Si algo lograron siete temporadas de la serie más vista, más cara y (en ocasiones) más sorpresiva de la televisión fue que los espectadores generáramos vínculos emocionales con nuestros personajes favoritos.
Si bien las últimas dos temporadas aflojaron (en parte porque ya no había material base, en parte por lo corto de éstas), la relación de ansiedad y apego que teníamos con Arya, Daenerys, John, Tyrion, Sansa y todos los demás nos dejaron, como escribió hoy en Milenio Les Akieh, claves simbólicas y narrativas que llevamos a la nuestra vida cotidiana.
Y es que ese es el poder de la epistemológico de la cultura pop: más que gustos y aficiones, estos contenidos mediáticos se tornan parte de nuestra personalidad y, por tanto, también en herramientas que nos permiten entender, si bien sólo como metáforas, las complejas circunstancias que vivimos.
Las intrigas políticas que trazan Varys y Little Finger, la genialidad teórica de Tyrion o la fortaleza y sensibilidad de Sansa permiten que hablen de trauma las víctimas de violencia sexual, o de la urgencia de preparación la comunidad científica, por ejemplo.
Game of Thrones formó parte de un giro en la industria: en vez de utilizar ficciones “miméticas” (que reflejen el mundo “real”), como lo hicieran Breaking Bad, The Wire o The Sopranos, construye mundos ficcionales “verosímiles”: universos que, aunque siguen sus propias reglas y tienen sus propias leyes básicas, siguen hablando de la realidad “fuera” de la ficción.

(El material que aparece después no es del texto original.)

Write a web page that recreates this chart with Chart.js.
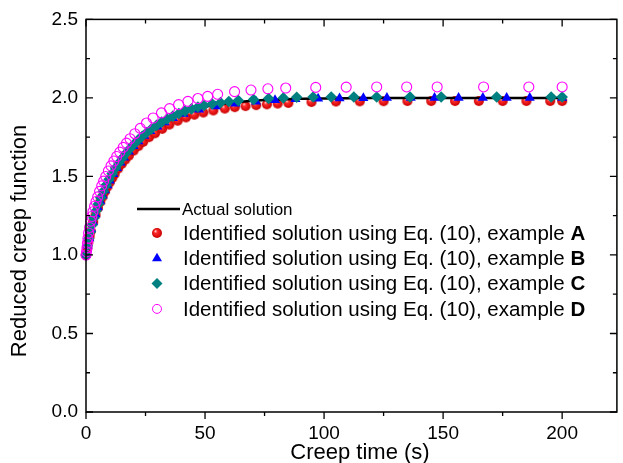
<!DOCTYPE html>
<html>
<head>
<meta charset="utf-8">
<script src="https://cdn.jsdelivr.net/npm/chart.js@4.4.0/dist/chart.umd.min.js"></script>
<style>
  html, body { margin: 0; padding: 0; background: #fff; }
</style>
</head>
<body>
<canvas id="creep" width="623" height="463"></canvas>
<script>
// actual solution (black curve)
const actualTime = [0, 0.5, 1, 2, 3, 4, 5, 6, 8, 10, 12, 14, 16, 18, 20, 24, 28, 32, 36, 40, 45, 50, 55, 60, 70, 80, 90, 100, 120, 150, 200];
const actualValue = [1.0, 1.047, 1.088, 1.158, 1.217, 1.265, 1.311, 1.35, 1.421, 1.49, 1.545, 1.592, 1.634, 1.671, 1.705, 1.763, 1.81, 1.848, 1.879, 1.903, 1.926, 1.944, 1.958, 1.968, 1.982, 1.989, 1.994, 1.996, 1.999, 2.0, 2.0];

// example A (red balls)
const timeA = [0, 0.5, 1, 1.5, 2, 3, 4, 5, 6, 7, 8, 9, 10, 11, 12, 13.5, 15, 16.5, 18, 20, 22, 24, 26.5, 29, 32, 35, 38.5, 42, 45.5, 49.3, 53.5, 58.3, 62.5, 67, 71.5, 76, 80.5, 85, 94.7, 105, 115, 125, 135, 145, 155, 165, 175, 185, 195, 200];
const valueA = [1.0, 1.045, 1.085, 1.12, 1.152, 1.21, 1.255, 1.3, 1.338, 1.372, 1.405, 1.435, 1.463, 1.49, 1.515, 1.55, 1.58, 1.607, 1.632, 1.664, 1.693, 1.72, 1.75, 1.775, 1.803, 1.83, 1.855, 1.876, 1.893, 1.907, 1.92, 1.932, 1.941, 1.948, 1.954, 1.959, 1.964, 1.968, 1.974, 1.977, 1.978, 1.979, 1.98, 1.98, 1.98, 1.98, 1.98, 1.98, 1.98, 1.98];

// example B (blue triangles)
const timeB = [0, 0.7, 1.4, 2.2, 3, 4, 5, 6, 7, 8, 9, 10, 11.5, 13, 14.5, 16, 18, 20, 22, 24.5, 27, 30, 33, 36.5, 41, 47.5, 54.5, 62.8, 71.4, 79.4, 88, 97.5, 106.5, 116.5, 126.4, 136.4, 146.4, 156.5, 166.7, 176.7, 186.4, 200];
const valueB = [1.0, 1.06, 1.105, 1.165, 1.21, 1.258, 1.303, 1.342, 1.378, 1.412, 1.443, 1.473, 1.515, 1.553, 1.588, 1.62, 1.658, 1.693, 1.724, 1.758, 1.788, 1.818, 1.845, 1.872, 1.898, 1.925, 1.947, 1.964, 1.977, 1.986, 1.992, 1.996, 1.998, 1.999, 2.0, 2.0, 2.0, 2.0, 2.0, 2.0, 2.0, 2.0];

// example C (teal diamonds)
const timeC = [0, 0.6, 1.2, 1.8, 2.5, 3.3, 4.2, 5.2, 6.2, 7.3, 8.5, 9.7, 11, 12.4, 13.8, 15.3, 16.8, 18.4, 20, 21.8, 23.6, 25.5, 27.5, 29.6, 31.8, 34.1, 36.5, 39, 41.6, 44.3, 47, 49.6, 53, 56.5, 60, 64, 70.4, 76.7, 82.9, 88.5, 95.4, 103, 112.5, 122.1, 136.1, 149.2, 172.5, 195.4, 200];
const valueC = [1.0, 1.058, 1.103, 1.147, 1.19, 1.235, 1.28, 1.325, 1.365, 1.405, 1.445, 1.482, 1.518, 1.553, 1.585, 1.617, 1.647, 1.676, 1.703, 1.731, 1.756, 1.78, 1.803, 1.825, 1.846, 1.866, 1.884, 1.901, 1.916, 1.93, 1.942, 1.952, 1.962, 1.97, 1.977, 1.983, 1.99, 1.996, 2.0, 2.004, 2.006, 2.006, 2.006, 2.006, 2.006, 2.006, 2.006, 2.006, 2.006];

// example D (open magenta circles)
const timeD = [0, 0.2, 0.4, 0.6, 0.8, 1.1, 1.5, 2.0, 2.4, 2.9, 3.6, 4.2, 4.9, 5.7, 6.6, 7.4, 8.3, 9.4, 10.5, 11.7, 12.9, 14.2, 15.6, 17.0, 18.5, 20.5, 22.8, 25.4, 28.2, 31.7, 35.1, 38.9, 42.8, 47, 51.1, 55.3, 62.4, 69.3, 76.4, 83.9, 96.5, 109.3, 122.1, 134.7, 147.5, 167, 186, 200];
const valueD = [1.0, 1.02, 1.045, 1.075, 1.105, 1.14, 1.175, 1.215, 1.245, 1.275, 1.31, 1.34, 1.37, 1.405, 1.44, 1.47, 1.5, 1.535, 1.567, 1.598, 1.627, 1.655, 1.685, 1.712, 1.74, 1.772, 1.806, 1.84, 1.872, 1.905, 1.932, 1.957, 1.978, 1.996, 2.01, 2.023, 2.04, 2.05, 2.058, 2.063, 2.067, 2.069, 2.07, 2.07, 2.07, 2.07, 2.07, 2.07];

const xTicks = [0, 50, 100, 150, 200];
const xMinorTicks = [25, 75, 125, 175, 225];
const yTicks = [0, 0.5, 1.0, 1.5, 2.0, 2.5];
const yMinorTicks = [0.25, 0.75, 1.25, 1.75, 2.25];

const legendLabels = [
  'Identified solution using Eq. (10), example ',
  'Identified solution using Eq. (10), example ',
  'Identified solution using Eq. (10), example ',
  'Identified solution using Eq. (10), example ',
];
const legendLetters = ['A', 'B', 'C', 'D'];

const FONT = "'Liberation Sans', Arial, sans-serif";

function pairs(xs, ys) {
  return xs.map((x, i) => ({ x, y: ys[i] }));
}

// shaded red ball used as point style
function makeBall(r) {
  const c = document.createElement('canvas');
  c.width = c.height = 2 * r + 2;
  const g = c.getContext('2d');
  const m = r + 1;
  const grad = g.createRadialGradient(m - r * 0.35, m - r * 0.4, 0.3, m, m, r);
  grad.addColorStop(0, '#ffd0d0');
  grad.addColorStop(0.3, '#ff2a2a');
  grad.addColorStop(1, '#c80000');
  g.fillStyle = grad;
  g.beginPath();
  g.arc(m, m, r, 0, Math.PI * 2);
  g.fill();
  return c;
}
const ball = makeBall(5);

const axesPlugin = {
  id: 'axesFrame',
  afterDraw(chart) {
    const { ctx, chartArea: a, scales: { x, y } } = chart;
    ctx.save();
    ctx.strokeStyle = '#000';
    ctx.lineWidth = 1.5;
    ctx.strokeRect(a.left, a.top, a.right - a.left, a.bottom - a.top);

    ctx.lineWidth = 1.3;
    ctx.beginPath();
    const xt = (v, len) => {
      const px = x.getPixelForValue(v);
      if (px > a.right + 0.5) return;
      ctx.moveTo(px, a.bottom); ctx.lineTo(px, a.bottom + len);
      ctx.moveTo(px, a.top); ctx.lineTo(px, a.top + len);
    };
    const yt = (v, len) => {
      const py = y.getPixelForValue(v);
      ctx.moveTo(a.left, py); ctx.lineTo(a.left + len, py);
      ctx.moveTo(a.right, py); ctx.lineTo(a.right - len, py);
    };
    xTicks.forEach(v => xt(v, 7));
    xMinorTicks.forEach(v => xt(v, 4));
    yTicks.forEach(v => yt(v, 7));
    yMinorTicks.forEach(v => yt(v, 4));
    ctx.stroke();

    // axis titles
    ctx.fillStyle = '#000';
    ctx.font = '22px ' + FONT;
    ctx.textAlign = 'center';
    ctx.textBaseline = 'alphabetic';
    ctx.fillText('Creep time (s)', 360, 459);
    ctx.save();
    ctx.translate(26, 241);
    ctx.rotate(-Math.PI / 2);
    ctx.fillText('Reduced creep function', 0, 0);
    ctx.restore();

    // legend
    ctx.textAlign = 'left';
    ctx.textBaseline = 'middle';
    ctx.lineWidth = 2.5;
    ctx.beginPath();
    ctx.moveTo(137, 209); ctx.lineTo(180, 209);
    ctx.stroke();
    ctx.font = '17px ' + FONT;
    ctx.fillText('Actual solution', 182, 210);

    const mx = 157;
    legendLabels.forEach((label, i) => {
      const ly = 233 + i * 25.3;
      if (i === 0) {
        ctx.drawImage(ball, mx - ball.width / 2, ly - ball.height / 2);
      } else if (i === 1) {
        ctx.fillStyle = '#0000ff';
        ctx.beginPath();
        ctx.moveTo(mx, ly - 5.5); ctx.lineTo(mx + 5, ly + 3); ctx.lineTo(mx - 5, ly + 3);
        ctx.closePath(); ctx.fill();
      } else if (i === 2) {
        ctx.fillStyle = '#008080';
        ctx.beginPath();
        ctx.moveTo(mx, ly - 5.5); ctx.lineTo(mx + 5.5, ly); ctx.lineTo(mx, ly + 5.5); ctx.lineTo(mx - 5.5, ly);
        ctx.closePath(); ctx.fill();
      } else {
        ctx.strokeStyle = '#ff00ff';
        ctx.lineWidth = 1;
        ctx.beginPath();
        ctx.arc(mx, ly, 4.5, 0, Math.PI * 2);
        ctx.stroke();
      }
      ctx.fillStyle = '#000';
      ctx.font = '20.5px ' + FONT;
      ctx.fillText(label, 183, ly + 1);
      const w = ctx.measureText(label).width;
      ctx.font = 'bold 20.5px ' + FONT;
      ctx.fillText(legendLetters[i], 183 + w, ly + 1);
    });
    ctx.restore();
  },
};

new Chart('creep', {
  type: 'scatter',
  data: {
    datasets: [
      {
        label: 'Actual solution',
        data: pairs(actualTime, actualValue),
        showLine: true,
        borderColor: '#000',
        borderWidth: 2.5,
        pointRadius: 0,
        cubicInterpolationMode: 'monotone',
        order: 4,
      },
      {
        label: 'A',
        data: pairs(timeA, valueA),
        pointStyle: ball,
        order: 5,
      },
      {
        label: 'B',
        data: pairs(timeB, valueB),
        pointStyle: 'triangle',
        pointRadius: 5.8,
        backgroundColor: '#0000ff',
        borderColor: '#0000ff',
        borderWidth: 0,
        order: 3,
      },
      {
        label: 'C',
        data: pairs(timeC, valueC),
        pointStyle: 'rectRot',
        pointRadius: 5.8,
        backgroundColor: '#008080',
        borderColor: '#008080',
        borderWidth: 0,
        order: 2,
      },
      {
        label: 'D',
        data: pairs(timeD, valueD),
        pointStyle: 'circle',
        pointRadius: 5,
        backgroundColor: 'rgba(255,255,255,0)',
        borderColor: '#ff00ff',
        borderWidth: 1.1,
        order: 1,
      },
    ],
  },
  options: {
    responsive: false,
    animation: false,
    devicePixelRatio: 1,
    clip: false,
    layout: { padding: { top: 19, right: 2, left: 0, bottom: 0 } },
    plugins: { legend: { display: false }, tooltip: { enabled: false } },
    scales: {
      x: {
        type: 'linear',
        min: 0,
        max: 223,
        grid: { display: false, drawTicks: false },
        border: { display: false },
        ticks: {
          stepSize: 50,
          includeBounds: false,
          padding: 10,
          color: '#000',
          font: { family: FONT, size: 19 },
        },
        afterFit: s => { s.height = 51; },
      },
      y: {
        min: 0,
        max: 2.5,
        grid: { display: false, drawTicks: false },
        border: { display: false },
        ticks: {
          stepSize: 0.5,
          padding: 8,
          color: '#000',
          font: { family: FONT, size: 19 },
          callback: v => v.toFixed(1),
        },
        afterFit: s => { s.width = 86; },
      },
    },
  },
  plugins: [axesPlugin],
});
</script>
</body>
</html>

La lectura de la guerra como un mal necesario en The Lord Of The Rings de JR Tolkien, o la crítica (algo endeble) del fascismo en la saga completa de Harry Potter están en esa categoría en la que Game of Thrones destaca como pocas.
Como escribe Les Akieh, si bien esta última temporada fue floja narrativamente, también nos entregó grandes momentos cinematográficos y, sobre todo, le dio un cierre a un universo que rebasa sus propios límites y nos toca, nos explica y nos retrata.